***** Data shown *****
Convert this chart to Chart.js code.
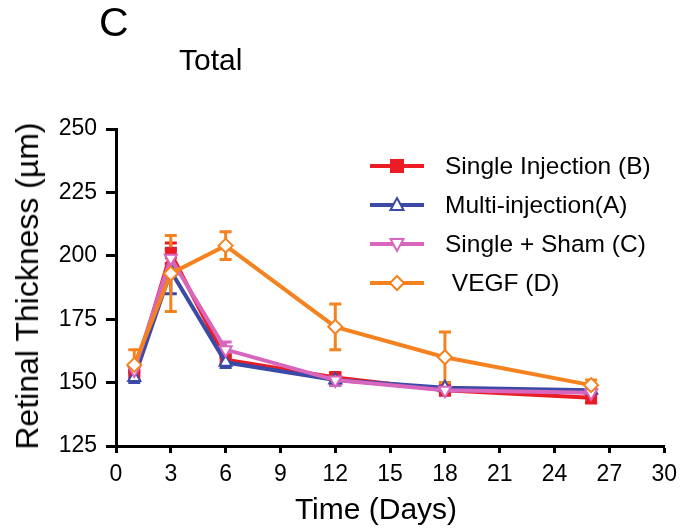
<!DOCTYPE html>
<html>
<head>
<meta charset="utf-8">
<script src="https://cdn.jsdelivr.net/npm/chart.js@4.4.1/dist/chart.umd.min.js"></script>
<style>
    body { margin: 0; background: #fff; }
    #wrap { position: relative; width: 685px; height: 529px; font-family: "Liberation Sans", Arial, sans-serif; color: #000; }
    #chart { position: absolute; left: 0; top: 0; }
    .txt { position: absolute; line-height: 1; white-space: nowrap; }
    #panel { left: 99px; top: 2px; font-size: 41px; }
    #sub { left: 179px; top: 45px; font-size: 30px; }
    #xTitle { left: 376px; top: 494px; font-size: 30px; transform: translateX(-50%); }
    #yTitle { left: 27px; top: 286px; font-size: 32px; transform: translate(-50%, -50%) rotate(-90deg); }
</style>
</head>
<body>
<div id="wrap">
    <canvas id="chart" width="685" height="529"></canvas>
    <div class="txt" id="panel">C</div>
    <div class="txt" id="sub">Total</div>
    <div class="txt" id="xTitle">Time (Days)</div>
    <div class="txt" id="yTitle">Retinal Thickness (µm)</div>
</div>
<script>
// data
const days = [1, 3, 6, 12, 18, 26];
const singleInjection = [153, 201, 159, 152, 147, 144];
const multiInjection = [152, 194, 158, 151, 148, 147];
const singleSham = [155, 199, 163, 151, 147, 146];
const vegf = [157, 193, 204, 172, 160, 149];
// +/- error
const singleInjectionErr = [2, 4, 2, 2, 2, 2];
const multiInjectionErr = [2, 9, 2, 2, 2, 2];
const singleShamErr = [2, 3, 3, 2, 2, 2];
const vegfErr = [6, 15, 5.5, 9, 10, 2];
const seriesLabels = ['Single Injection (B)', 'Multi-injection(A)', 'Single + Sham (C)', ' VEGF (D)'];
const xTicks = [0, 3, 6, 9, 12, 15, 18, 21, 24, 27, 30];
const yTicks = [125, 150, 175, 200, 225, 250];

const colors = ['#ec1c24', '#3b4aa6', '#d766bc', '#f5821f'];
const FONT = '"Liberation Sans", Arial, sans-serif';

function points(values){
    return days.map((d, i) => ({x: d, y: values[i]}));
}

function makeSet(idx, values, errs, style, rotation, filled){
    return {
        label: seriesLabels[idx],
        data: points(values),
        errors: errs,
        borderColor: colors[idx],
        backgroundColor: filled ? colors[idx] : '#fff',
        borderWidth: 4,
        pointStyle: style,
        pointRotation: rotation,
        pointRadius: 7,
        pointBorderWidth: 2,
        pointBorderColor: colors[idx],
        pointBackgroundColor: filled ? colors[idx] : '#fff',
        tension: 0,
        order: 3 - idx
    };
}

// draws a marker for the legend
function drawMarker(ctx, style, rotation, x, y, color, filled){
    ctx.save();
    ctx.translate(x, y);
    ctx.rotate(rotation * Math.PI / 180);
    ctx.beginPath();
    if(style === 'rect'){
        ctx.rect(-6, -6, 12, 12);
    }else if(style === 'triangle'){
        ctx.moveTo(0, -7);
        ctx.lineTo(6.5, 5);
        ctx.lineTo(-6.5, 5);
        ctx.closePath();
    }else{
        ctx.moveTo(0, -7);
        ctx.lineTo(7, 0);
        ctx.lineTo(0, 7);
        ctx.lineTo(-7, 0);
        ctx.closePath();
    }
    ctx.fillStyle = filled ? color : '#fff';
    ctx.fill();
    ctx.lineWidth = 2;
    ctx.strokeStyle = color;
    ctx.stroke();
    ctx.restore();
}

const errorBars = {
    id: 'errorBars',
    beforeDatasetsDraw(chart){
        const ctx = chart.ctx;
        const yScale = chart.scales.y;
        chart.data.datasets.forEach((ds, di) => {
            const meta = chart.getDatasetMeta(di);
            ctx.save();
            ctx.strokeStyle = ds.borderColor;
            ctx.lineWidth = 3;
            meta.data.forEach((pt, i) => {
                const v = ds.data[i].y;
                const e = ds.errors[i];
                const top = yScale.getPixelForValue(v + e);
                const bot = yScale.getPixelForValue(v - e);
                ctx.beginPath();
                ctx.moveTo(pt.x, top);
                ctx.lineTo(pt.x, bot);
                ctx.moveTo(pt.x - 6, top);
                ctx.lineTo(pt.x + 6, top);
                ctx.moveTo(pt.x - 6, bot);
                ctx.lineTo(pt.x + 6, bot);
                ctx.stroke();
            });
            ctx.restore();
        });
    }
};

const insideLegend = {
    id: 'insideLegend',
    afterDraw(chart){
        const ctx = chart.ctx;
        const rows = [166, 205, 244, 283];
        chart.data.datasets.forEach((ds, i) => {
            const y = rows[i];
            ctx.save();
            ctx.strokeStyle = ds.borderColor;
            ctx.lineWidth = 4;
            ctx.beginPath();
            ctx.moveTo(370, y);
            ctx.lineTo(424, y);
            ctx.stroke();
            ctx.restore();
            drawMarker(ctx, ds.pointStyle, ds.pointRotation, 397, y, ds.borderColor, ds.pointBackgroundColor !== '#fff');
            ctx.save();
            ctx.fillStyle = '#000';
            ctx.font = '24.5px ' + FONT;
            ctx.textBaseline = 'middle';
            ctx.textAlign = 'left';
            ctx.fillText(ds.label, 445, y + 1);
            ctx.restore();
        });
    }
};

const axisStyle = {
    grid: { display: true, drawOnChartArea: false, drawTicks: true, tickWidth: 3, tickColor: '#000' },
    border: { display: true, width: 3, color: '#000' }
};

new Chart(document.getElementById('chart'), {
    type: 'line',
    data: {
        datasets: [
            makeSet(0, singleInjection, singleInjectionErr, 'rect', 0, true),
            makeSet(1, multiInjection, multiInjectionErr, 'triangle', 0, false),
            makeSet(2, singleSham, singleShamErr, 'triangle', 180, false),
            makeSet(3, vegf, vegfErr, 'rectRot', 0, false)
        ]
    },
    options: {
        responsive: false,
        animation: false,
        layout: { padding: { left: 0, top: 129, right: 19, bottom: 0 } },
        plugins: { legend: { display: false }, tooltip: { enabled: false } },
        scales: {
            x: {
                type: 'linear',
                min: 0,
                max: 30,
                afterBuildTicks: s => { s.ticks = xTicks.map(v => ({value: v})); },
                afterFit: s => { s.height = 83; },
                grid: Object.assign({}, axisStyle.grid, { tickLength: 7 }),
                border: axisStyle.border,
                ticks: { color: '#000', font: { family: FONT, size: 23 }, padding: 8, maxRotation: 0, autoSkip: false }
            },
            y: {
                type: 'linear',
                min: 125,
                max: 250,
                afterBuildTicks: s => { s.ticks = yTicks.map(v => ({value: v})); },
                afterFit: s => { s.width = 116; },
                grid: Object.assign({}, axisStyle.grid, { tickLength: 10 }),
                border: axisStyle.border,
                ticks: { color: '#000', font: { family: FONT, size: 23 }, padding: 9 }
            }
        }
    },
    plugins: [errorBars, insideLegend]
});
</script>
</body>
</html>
*****
Problem requirements: Restate the data above word for word. Do not include the images.

Task response:
Convert this chart to Chart.js code.
<!DOCTYPE html>
<html>
<head>
<meta charset="utf-8">
<script src="https://cdn.jsdelivr.net/npm/chart.js@4.4.1/dist/chart.umd.min.js"></script>
<style>
    body { margin: 0; background: #fff; }
    #wrap { position: relative; width: 685px; height: 529px; font-family: "Liberation Sans", Arial, sans-serif; color: #000; }
    #chart { position: absolute; left: 0; top: 0; }
    .txt { position: absolute; line-height: 1; white-space: nowrap; }
    #panel { left: 99px; top: 2px; font-size: 41px; }
    #sub { left: 179px; top: 45px; font-size: 30px; }
    #xTitle { left: 376px; top: 494px; font-size: 30px; transform: translateX(-50%); }
    #yTitle { left: 27px; top: 286px; font-size: 32px; transform: translate(-50%, -50%) rotate(-90deg); }
</style>
</head>
<body>
<div id="wrap">
    <canvas id="chart" width="685" height="529"></canvas>
    <div class="txt" id="panel">C</div>
    <div class="txt" id="sub">Total</div>
    <div class="txt" id="xTitle">Time (Days)</div>
    <div class="txt" id="yTitle">Retinal Thickness (µm)</div>
</div>
<script>
// data
const days = [1, 3, 6, 12, 18, 26];
const singleInjection = [153, 201, 159, 152, 147, 144];
const multiInjection = [152, 194, 158, 151, 148, 147];
const singleSham = [155, 199, 163, 151, 147, 146];
const vegf = [157, 193, 204, 172, 160, 149];
// +/- error
const singleInjectionErr = [2, 4, 2, 2, 2, 2];
const multiInjectionErr = [2, 9, 2, 2, 2, 2];
const singleShamErr = [2, 3, 3, 2, 2, 2];
const vegfErr = [6, 15, 5.5, 9, 10, 2];
const seriesLabels = ['Single Injection (B)', 'Multi-injection(A)', 'Single + Sham (C)', ' VEGF (D)'];
const xTicks = [0, 3, 6, 9, 12, 15, 18, 21, 24, 27, 30];
const yTicks = [125, 150, 175, 200, 225, 250];

const colors = ['#ec1c24', '#3b4aa6', '#d766bc', '#f5821f'];
const FONT = '"Liberation Sans", Arial, sans-serif';

function points(values){
    return days.map((d, i) => ({x: d, y: values[i]}));
}

function makeSet(idx, values, errs, style, rotation, filled){
    return {
        label: seriesLabels[idx],
        data: points(values),
        errors: errs,
        borderColor: colors[idx],
        backgroundColor: filled ? colors[idx] : '#fff',
        borderWidth: 4,
        pointStyle: style,
        pointRotation: rotation,
        pointRadius: 7,
        pointBorderWidth: 2,
        pointBorderColor: colors[idx],
        pointBackgroundColor: filled ? colors[idx] : '#fff',
        tension: 0,
        order: 3 - idx
    };
}

// draws a marker for the legend
function drawMarker(ctx, style, rotation, x, y, color, filled){
    ctx.save();
    ctx.translate(x, y);
    ctx.rotate(rotation * Math.PI / 180);
    ctx.beginPath();
    if(style === 'rect'){
        ctx.rect(-6, -6, 12, 12);
    }else if(style === 'triangle'){
        ctx.moveTo(0, -7);
        ctx.lineTo(6.5, 5);
        ctx.lineTo(-6.5, 5);
        ctx.closePath();
    }else{
        ctx.moveTo(0, -7);
        ctx.lineTo(7, 0);
        ctx.lineTo(0, 7);
        ctx.lineTo(-7, 0);
        ctx.closePath();
    }
    ctx.fillStyle = filled ? color : '#fff';
    ctx.fill();
    ctx.lineWidth = 2;
    ctx.strokeStyle = color;
    ctx.stroke();
    ctx.restore();
}

const errorBars = {
    id: 'errorBars',
    beforeDatasetsDraw(chart){
        const ctx = chart.ctx;
        const yScale = chart.scales.y;
        chart.data.datasets.forEach((ds, di) => {
            const meta = chart.getDatasetMeta(di);
            ctx.save();
            ctx.strokeStyle = ds.borderColor;
            ctx.lineWidth = 3;
            meta.data.forEach((pt, i) => {
                const v = ds.data[i].y;
                const e = ds.errors[i];
                const top = yScale.getPixelForValue(v + e);
                const bot = yScale.getPixelForValue(v - e);
                ctx.beginPath();
                ctx.moveTo(pt.x, top);
                ctx.lineTo(pt.x, bot);
                ctx.moveTo(pt.x - 6, top);
                ctx.lineTo(pt.x + 6, top);
                ctx.moveTo(pt.x - 6, bot);
                ctx.lineTo(pt.x + 6, bot);
                ctx.stroke();
            });
            ctx.restore();
        });
    }
};

const insideLegend = {
    id: 'insideLegend',
    afterDraw(chart){
        const ctx = chart.ctx;
        const rows = [166, 205, 244, 283];
        chart.data.datasets.forEach((ds, i) => {
            const y = rows[i];
            ctx.save();
            ctx.strokeStyle = ds.borderColor;
            ctx.lineWidth = 4;
            ctx.beginPath();
            ctx.moveTo(370, y);
            ctx.lineTo(424, y);
            ctx.stroke();
            ctx.restore();
            drawMarker(ctx, ds.pointStyle, ds.pointRotation, 397, y, ds.borderColor, ds.pointBackgroundColor !== '#fff');
            ctx.save();
            ctx.fillStyle = '#000';
            ctx.font = '24.5px ' + FONT;
            ctx.textBaseline = 'middle';
            ctx.textAlign = 'left';
            ctx.fillText(ds.label, 445, y + 1);
            ctx.restore();
        });
    }
};

const axisStyle = {
    grid: { display: true, drawOnChartArea: false, drawTicks: true, tickWidth: 3, tickColor: '#000' },
    border: { display: true, width: 3, color: '#000' }
};

new Chart(document.getElementById('chart'), {
    type: 'line',
    data: {
        datasets: [
            makeSet(0, singleInjection, singleInjectionErr, 'rect', 0, true),
            makeSet(1, multiInjection, multiInjectionErr, 'triangle', 0, false),
            makeSet(2, singleSham, singleShamErr, 'triangle', 180, false),
            makeSet(3, vegf, vegfErr, 'rectRot', 0, false)
        ]
    },
    options: {
        responsive: false,
        animation: false,
        layout: { padding: { left: 0, top: 129, right: 19, bottom: 0 } },
        plugins: { legend: { display: false }, tooltip: { enabled: false } },
        scales: {
            x: {
                type: 'linear',
                min: 0,
                max: 30,
                afterBuildTicks: s => { s.ticks = xTicks.map(v => ({value: v})); },
                afterFit: s => { s.height = 83; },
                grid: Object.assign({}, axisStyle.grid, { tickLength: 7 }),
                border: axisStyle.border,
                ticks: { color: '#000', font: { family: FONT, size: 23 }, padding: 8, maxRotation: 0, autoSkip: false }
            },
            y: {
                type: 'linear',
                min: 125,
                max: 250,
                afterBuildTicks: s => { s.ticks = yTicks.map(v => ({value: v})); },
                afterFit: s => { s.width = 116; },
                grid: Object.assign({}, axisStyle.grid, { tickLength: 10 }),
                border: axisStyle.border,
                ticks: { color: '#000', font: { family: FONT, size: 23 }, padding: 9 }
            }
        }
    },
    plugins: [errorBars, insideLegend]
});
</script>
</body>
</html>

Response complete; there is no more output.